The strange teardrop shapes were discovered below Dotson Ice Shelf in West Antarctica in 2022, when a remotely operated vehicle (ROV) dove 10 miles (17 kilometers) underneath the glacier and Traveled more than 600 miles (1,000 km) along the underside of the ice.

The researchers published the findings of the first-of-its-kind survey Wednesday (July 31) in the journal Science Advances.

"In order to understand the ice cycle in Antarctica and how ice gets from the continent into the ocean we need to understand how it melts from beneath, a process that is equally important as calving for moving land ice to the ocean," study lead author Anna Wåhlin, a professor of oceanography at the University of Gothenburg, told Live Science.

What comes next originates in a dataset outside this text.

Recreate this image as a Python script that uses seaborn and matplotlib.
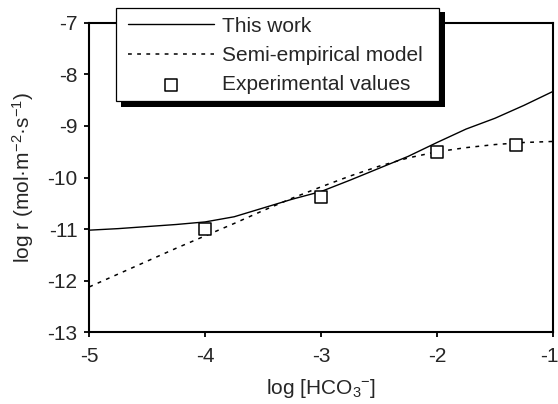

Dotson Ice Shelf is a 30-mile-wide (50 km) chunk of floating ice seven times the size of New York City, located on the coast of Marie Byrd Land in West Antarctica. It is part of the West Antarctic ice sheet, which has dramatically calving glaciers that could cause sea levels to rise by approximately 11 feet (3.4 m) if they eventually drive the entire sheet to collapse.

Related: 'We were in disbelief': Antarctica is behaving in a way we've never seen before. Can it recover?

Steady erosion is nibbling away at the fringes of the ice shelf, with warm ocean water infiltrating its undersides and unpinning it from the land, making its eventual collapse inevitable, previous studies showed.